By the way, an old friend of mine, Matthew, spent years teaching English in Japan and then, over the past few years, back in the States, he has earned a second masters degree and certification to teach here. Yesterday he put up a wonderful website about his teaching experience and philosophy, which is that teaching should be student-centered and democratic, and I found it soothing and inspiring to read. Maybe you will too, as a reminder that the weight of your students’ education and recovery isn’t all on your shoulders.
Now, right now, we have all lived through this global pandemic and the accompanying wounding together (things shut down, “distance learning,” bad television, the rise and dominance of addictive and corrosive and banal social media, fear for health, worry over money, fear about our society, distrust and annoyance between strangers and relatives, etcetera), and yet we are alone with our wounds, self-conscious and full of bad scripts.
Bubbles and snow-globes are clear, but they keep us more alone than we realize. If you look out of your clear globe in which you are trapped and see others in identical globes doing exactly what you are doing, well THAT is depressing. If only you could look out of your clear globe and see others doing magnificent, strange, hard-to-understand things instead! Wouldn’t that make you more eager to break free of your prison?

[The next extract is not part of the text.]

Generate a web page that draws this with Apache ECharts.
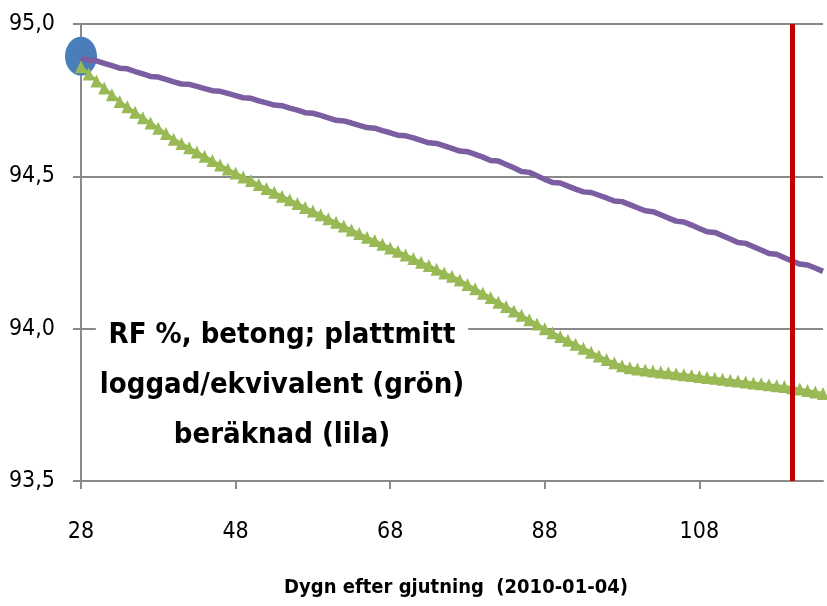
<!DOCTYPE html>
<html lang="sv">
<head>
    <meta charset="UTF-8">
    <script src="https://cdn.jsdelivr.net/npm/echarts@6/dist/echarts.min.js"></script>
    <style>
        body {
            margin: 0;
            background-color: #fff;
        }
        #chart {
            width: 827px;
            height: 606px;
        }
    </style>
</head>
<body>
    <div id="chart"></div>

    <script>
        // days after casting (category axis, one per day)
        const days = [];
        for (let d = 28; d <= 124; d++) days.push(String(d));

        // logged / equivalent RF (green triangles)
        const greenRF = [
            94.860, 94.836, 94.813, 94.790, 94.768, 94.746, 94.728, 94.710, 94.692, 94.675,
            94.658, 94.641, 94.622, 94.608, 94.594, 94.580, 94.566, 94.552, 94.537, 94.524,
            94.511, 94.498, 94.486, 94.473, 94.460, 94.448, 94.435, 94.423, 94.411, 94.398,
            94.386, 94.374, 94.361, 94.349, 94.337, 94.324, 94.312, 94.300, 94.289, 94.277,
            94.265, 94.254, 94.242, 94.230, 94.218, 94.207, 94.195, 94.183, 94.172, 94.160,
            94.145, 94.131, 94.116, 94.102, 94.087, 94.073, 94.058, 94.044, 94.029, 94.015,
            94.000, 93.987, 93.974, 93.962, 93.949, 93.936, 93.923, 93.910, 93.899, 93.888,
            93.878, 93.872, 93.868, 93.864, 93.861, 93.858, 93.855, 93.852, 93.849, 93.846,
            93.843, 93.840, 93.837, 93.834, 93.831, 93.828, 93.825, 93.822, 93.819, 93.816,
            93.813, 93.810, 93.806, 93.802, 93.797, 93.792, 93.787
        ];

        // calculated RF (purple line)
        const purpleRF = [
            94.889, 94.881, 94.879, 94.871, 94.863, 94.855, 94.853, 94.844, 94.836, 94.828,
            94.826, 94.818, 94.810, 94.803, 94.802, 94.795, 94.788, 94.781, 94.779, 94.772,
            94.765, 94.758, 94.756, 94.748, 94.741, 94.734, 94.732, 94.724, 94.717, 94.709,
            94.707, 94.700, 94.692, 94.684, 94.682, 94.675, 94.667, 94.660, 94.658, 94.650,
            94.643, 94.635, 94.633, 94.626, 94.618, 94.610, 94.608, 94.600, 94.592, 94.583,
            94.581, 94.572, 94.563, 94.552, 94.550, 94.539, 94.528, 94.516, 94.513, 94.502,
            94.490, 94.480, 94.478, 94.468, 94.458, 94.449, 94.447, 94.438, 94.429, 94.419,
            94.417, 94.407, 94.397, 94.387, 94.384, 94.374, 94.363, 94.353, 94.350, 94.340,
            94.329, 94.318, 94.316, 94.305, 94.294, 94.283, 94.280, 94.269, 94.258, 94.247,
            94.244, 94.233, 94.222, 94.212, 94.209, 94.199, 94.188
        ];

        // start marker (blue ellipse) and the red vertical day marker
        const startPoint = ['28', 94.894];
        const markerDay = '120';

        const yMin = 93.5;
        const yMax = 95.0;
        const yStep = 0.5;

        const noteLines = ['RF %, betong; plattmitt', 'loggad/ekvivalent (grön)', 'beräknad (lila)'];
        const xTitle = 'Dygn efter gjutning  (2010-01-04)';

        const fontFamily = '"DejaVu Sans Condensed", "Open Sans", sans-serif';
        const axisGray = '#8a8a8a';

        const chart = echarts.init(document.getElementById('chart'));

        chart.setOption({
            animation: false,
            grid: {
                left: 81,
                right: 4,
                top: 24,
                bottom: 125
            },
            xAxis: {
                type: 'category',
                data: days,
                boundaryGap: false,
                axisLine: { lineStyle: { color: axisGray, width: 2 } },
                axisTick: { show: true, interval: 19, length: 8, lineStyle: { color: axisGray, width: 2 } },
                axisLabel: {
                    interval: 19,
                    margin: 40,
                    fontSize: 23,
                    color: '#000',
                    fontFamily: fontFamily
                },
                splitLine: { show: false }
            },
            yAxis: {
                type: 'value',
                min: yMin,
                max: yMax,
                interval: yStep,
                axisLine: { show: true, lineStyle: { color: axisGray, width: 2 } },
                axisTick: { show: true, length: 8, lineStyle: { color: axisGray, width: 2 } },
                axisLabel: {
                    margin: 26,
                    fontSize: 23,
                    color: '#000',
                    fontFamily: fontFamily,
                    formatter: function (v) {
                        return v.toFixed(1).replace('.', ',');
                    }
                },
                splitLine: { show: true, lineStyle: { color: axisGray, width: 2 } }
            },
            series: [
                {
                    type: 'scatter',
                    data: [startPoint],
                    symbol: 'circle',
                    symbolSize: [32, 39],
                    itemStyle: { color: '#4A7EBB', opacity: 1 },
                    silent: true,
                    z: 1
                },
                {
                    type: 'line',
                    data: greenRF,
                    symbol: 'triangle',
                    symbolSize: [12, 13],
                    showSymbol: true,
                    showAllSymbol: true,
                    lineStyle: { color: '#98B954', width: 3 },
                    itemStyle: { color: '#98B954', borderWidth: 0 },
                    silent: true,
                    z: 2
                },
                {
                    type: 'line',
                    data: purpleRF,
                    showSymbol: false,
                    lineStyle: { color: '#7B5EA1', width: 5.5 },
                    itemStyle: { color: '#7B5EA1' },
                    silent: true,
                    z: 3,
                    markLine: {
                        silent: true,
                        symbol: ['none', 'none'],
                        label: { show: false },
                        lineStyle: { color: '#C00000', width: 5, type: 'solid' },
                        data: [{ xAxis: markerDay }]
                    }
                }
            ],
            graphic: [
                {
                    type: 'text',
                    x: 282,
                    y: 385,
                    z: 10,
                    style: {
                        text: noteLines.join('\n'),
                        fontSize: 29,
                        fontWeight: 'bold',
                        fontFamily: fontFamily,
                        fill: '#000',
                        align: 'center',
                        verticalAlign: 'middle',
                        lineHeight: 50,
                        backgroundColor: '#fff',
                        padding: [0, 4]
                    }
                },
                {
                    type: 'text',
                    x: 456,
                    y: 588,
                    style: {
                        text: xTitle,
                        fontSize: 20,
                        fontWeight: 'bold',
                        fontFamily: fontFamily,
                        fill: '#000',
                        align: 'center',
                        verticalAlign: 'middle'
                    }
                }
            ]
        });
    </script>
</body>
</html>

That’s where you come in, Professor.
You have within you, because of your knowledge and training, some of the hard-to-understand, little-known things others crave right now, plus the ability to show others how to grow and trust themselves. You can help create a classroom experience that is the opposite of TikTok.

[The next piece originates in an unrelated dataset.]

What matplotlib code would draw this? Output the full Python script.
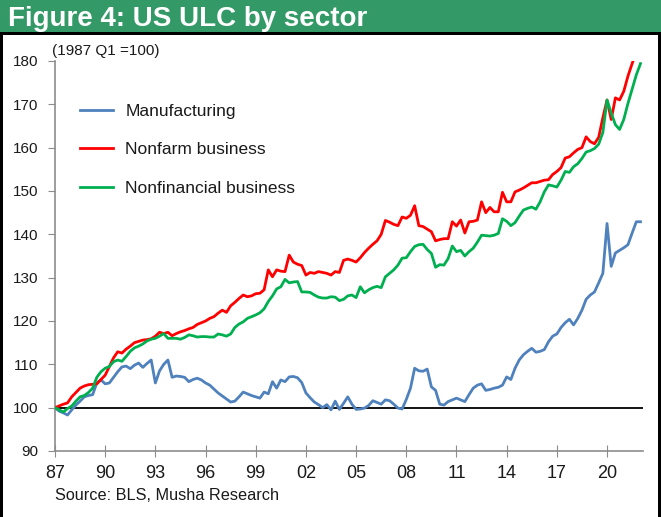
import matplotlib
matplotlib.use("Agg")
import matplotlib.pyplot as plt
from matplotlib.patches import Rectangle

plt.rcParams['font.family'] = ['Liberation Sans', 'DejaVu Sans']

title = "Figure 4: US ULC by sector"
note = "(1987 Q1 =100)"
source = "Source: BLS, Musha Research"
series_names = ["Manufacturing", "Nonfarm business", "Nonfinancial business"]
tick_labels = ["87", "90", "93", "96", "99", "02", "05", "08", "11", "14", "17", "20"]

# quarterly values from 1987 Q1 (one row per year)
manufacturing = [
    100.0, 99.2, 98.8, 98.3,
    99.5, 100.6, 101.5, 102.5,
    102.8, 103.0, 105.7, 106.4,
    105.5, 105.7, 107.0, 108.3,
    109.4, 109.6, 109.0, 109.8,
    110.3, 109.3, 110.2, 111.0,
    105.7, 108.5, 110.0, 111.0,
    107.0, 107.3, 107.2, 107.0,
    106.0, 106.5, 106.8, 106.4,
    105.7, 105.2, 104.3, 103.4,
    102.7, 102.0, 101.3, 101.5,
    102.5, 103.6, 103.2, 102.8,
    102.5, 102.2, 103.6, 103.2,
    106.0, 104.5, 106.4, 106.0,
    107.1, 107.2, 106.9, 105.8,
    103.4, 102.3, 101.3, 100.7,
    100.0, 100.7, 99.5, 101.5,
    99.6, 101.0, 102.5, 100.8,
    99.6, 99.7, 99.9, 100.5,
    101.6, 101.2, 100.8, 101.8,
    101.6, 100.8, 99.9, 99.7,
    101.9, 104.5, 109.1, 108.5,
    108.4, 108.9, 104.8, 104.0,
    100.8, 100.6, 101.4, 101.8,
    102.2, 101.8, 101.4, 103.0,
    104.5, 105.2, 105.5, 104.0,
    104.2, 104.5, 104.7, 105.2,
    107.1, 106.5, 109.1, 111.0,
    112.2, 113.0, 113.7, 112.8,
    113.0, 113.4, 115.2, 116.5,
    117.0, 118.5, 119.6, 120.4,
    119.1, 120.6, 122.5, 125.0,
    126.0, 126.7, 128.8, 131.0,
    142.5, 132.6, 135.7, 136.3,
    136.9, 137.6, 140.3, 142.9,
    142.9,
]

nonfarm = [
    100.0, 100.4, 100.8, 101.1,
    102.5, 103.5, 104.5, 105.0,
    105.3, 105.4, 105.5, 106.5,
    107.5, 109.5, 111.5, 112.9,
    112.6, 113.5, 114.2, 115.0,
    115.3, 115.6, 115.7, 115.9,
    116.5, 117.4, 117.1, 117.4,
    116.6, 117.1, 117.5, 117.8,
    118.2, 118.5, 119.2, 119.6,
    120.0, 120.6, 121.0, 121.8,
    122.5, 122.0, 123.5, 124.3,
    125.2, 126.0, 125.6, 125.8,
    126.3, 126.4, 127.2, 131.8,
    130.2, 131.8, 131.5, 131.4,
    135.2, 133.6, 133.1, 132.8,
    130.6, 131.2, 131.0, 131.4,
    131.2, 131.0, 130.6, 131.4,
    131.2, 134.0, 134.3, 134.0,
    133.6, 134.6, 135.8, 136.8,
    137.7, 138.5, 140.0, 143.2,
    142.8, 142.3, 142.0, 144.0,
    143.7, 144.4, 146.6, 142.0,
    141.8, 141.2, 140.6, 138.5,
    138.8, 139.0, 139.0, 142.9,
    141.9, 143.3, 140.3, 142.9,
    143.0, 143.3, 147.5, 145.0,
    146.2, 145.2, 145.2, 149.7,
    147.5, 147.5, 149.8, 150.2,
    150.7, 151.3, 151.9, 151.9,
    152.2, 152.5, 152.6, 153.8,
    154.5, 155.4, 157.6, 157.9,
    158.8, 159.6, 160.0, 162.5,
    161.4, 160.9, 162.4, 166.9,
    171.0, 166.5, 171.5, 171.0,
    173.0, 176.5, 179.4, 182.0,
    184.0,
]

nonfinancial = [
    100.0, 99.5, 99.0, 99.8,
    100.4, 101.5, 102.5, 102.8,
    103.5, 104.5, 107.0, 108.3,
    109.1, 109.5, 110.6, 111.0,
    110.7, 111.8, 113.0, 113.8,
    114.2, 114.7, 115.4, 115.8,
    116.0, 116.5, 117.1, 116.0,
    116.0, 116.0, 115.8, 116.2,
    116.8, 116.6, 116.3, 116.4,
    116.4, 116.3, 116.3, 117.0,
    116.8, 116.5, 117.0, 118.5,
    119.3, 119.8, 120.6, 121.0,
    121.4, 121.9, 122.8, 124.5,
    125.8, 127.4, 127.9, 129.6,
    128.8, 129.0, 129.1, 126.7,
    126.7, 126.6, 126.0, 125.5,
    125.3, 125.3, 125.6, 125.5,
    124.7, 125.0, 125.8, 126.0,
    125.4, 127.9, 126.5, 127.2,
    127.7, 128.0, 127.7, 130.2,
    131.0, 131.8, 132.9, 134.5,
    134.6, 136.0, 137.2, 137.6,
    137.7, 136.5, 135.6, 132.4,
    133.0, 132.9, 134.4, 137.3,
    136.0, 136.3, 135.0, 136.0,
    136.8, 138.2, 139.8, 139.7,
    139.6, 139.8, 140.2, 143.6,
    143.0, 142.0, 142.7, 144.2,
    145.6, 146.0, 146.3, 145.8,
    147.5, 149.8, 151.4, 151.2,
    150.9, 152.5, 154.5, 154.3,
    155.6, 156.3, 157.5, 159.0,
    159.3, 159.8, 160.8, 163.5,
    171.0, 168.0, 165.3, 164.2,
    166.5, 170.2, 173.5, 176.8,
    179.4,
]

W, H = 661, 517
fig = plt.figure(figsize=(W / 100, H / 100), dpi=100)

# header band and frame
fig.patches.append(Rectangle((0, 1 - 32 / H), 1, 32 / H, transform=fig.transFigure,
                             facecolor="#339966", edgecolor="none", zorder=0))
fig.patches.append(Rectangle((0, 1 - 35 / H), 1, 3 / H, transform=fig.transFigure,
                             facecolor="black", edgecolor="none", zorder=1))
fig.patches.append(Rectangle((0, 0), 3 / W, 1 - 32 / H, transform=fig.transFigure,
                             facecolor="black", edgecolor="none", zorder=1))
fig.patches.append(Rectangle((1 - 3 / W, 0), 3 / W, 1 - 32 / H, transform=fig.transFigure,
                             facecolor="black", edgecolor="none", zorder=1))
fig.text(8 / W, 1 - 26 / H, title, color="white", fontsize=20, fontweight="bold",
         va="baseline", ha="left")

ax = fig.add_axes([55 / W, 1 - 451 / H, (643 - 55) / W, (451 - 61) / H])

q = list(range(len(manufacturing)))
ax.axhline(100, color="black", lw=1.3, zorder=1)
ax.plot(q, manufacturing, color="#4F81BD", lw=2.0, label=series_names[0], zorder=3)
ax.plot(q, nonfarm, color="#FF0000", lw=2.0, label=series_names[1], zorder=3)
ax.plot(q, nonfinancial, color="#00B050", lw=2.0, label=series_names[2], zorder=3)

ax.set_ylim(90, 180)
ax.set_xlim(0, 140.6)
ax.set_yticks(range(90, 181, 10))
ax.set_xticks(range(0, 133, 12))
ax.set_xticklabels(tick_labels)
for s in ["top", "right"]:
    ax.spines[s].set_visible(False)
for s in ["left", "bottom"]:
    ax.spines[s].set_color("#8c8c8c")
    ax.spines[s].set_linewidth(1.2)
ax.tick_params(axis="y", direction="out", length=5, color="#8c8c8c", labelsize=11,
               labelcolor="#1a1a1a", pad=7)
ax.tick_params(axis="x", direction="inout", length=8, color="#8c8c8c", labelsize=13,
               labelcolor="#1a1a1a", pad=6)

ax.legend(loc="upper left", bbox_to_anchor=(80 / W, 1 - 104 / H),
          bbox_transform=fig.transFigure, frameon=False, fontsize=12.5,
          handlelength=1.9, handletextpad=0.7, labelspacing=1.33,
          borderpad=0, borderaxespad=0, labelcolor="#1a1a1a")

fig.text(52 / W, 1 - 51 / H, note, fontsize=11, color="#1a1a1a", va="center", ha="left")
fig.text(55 / W, 1 - 496 / H, source, fontsize=11.7, color="#1a1a1a", va="center", ha="left")

fig.savefig("out.png", dpi=100)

Yesterday’s Sunday Times features on its front page stories about the following: inflation, undeserving China hosting the Olympics, an Omicron spike, Ukranian troops in … Chernobyl, “Rural America Stretched Thin,” people who’ve been “canceled,” the death of André Leon Talley, whom the Times goes ahead and dubs “the last great fashion editor” as if the world is definitely winding down, and a profile of a January 6 insurrectionist pictured with a good haircut and wearing a nice blazer, his treasonous hands politely clasped in front of him. I mean, you couldn’t make up a more expected, depressing front page, could you? You and I probably could have invented that front page lineup off the top of our heads, without doing any reporting at all!
Go out on that lumpy frozen pond and stretch out your leg, straight behind you.
Will you fall and break your ankle? Unknown! Life is a mystery. Even if you do fall, you will be cloaked in the glory of having tried. Also, you DO have some muscle memory for teaching, so you can rest assured that you’ll convey some knowledge, touch some lives, make friends, and feel the wind on your face.
In this difficult first semester back, I think you should focus on the thrill of the unknown and relish the opportunity that you hold in your hand to surprise people, to introduce them to something actually fresh. But even more than that, there is something bigger and more mysterious than us, thank God, and we don’t have to produce all the content ourselves. We don’t have to make the pond, the skates, the talent, the ambition/calling, the sky, the dreams, the college, the students, or the conversations all by ourselves.
Break a leg, Prof!
Love,
Emily
P.S. Yes, people do make their own zambonis for resurfacing pond, lake and home rink ice. There are many instructional videos online on this topic.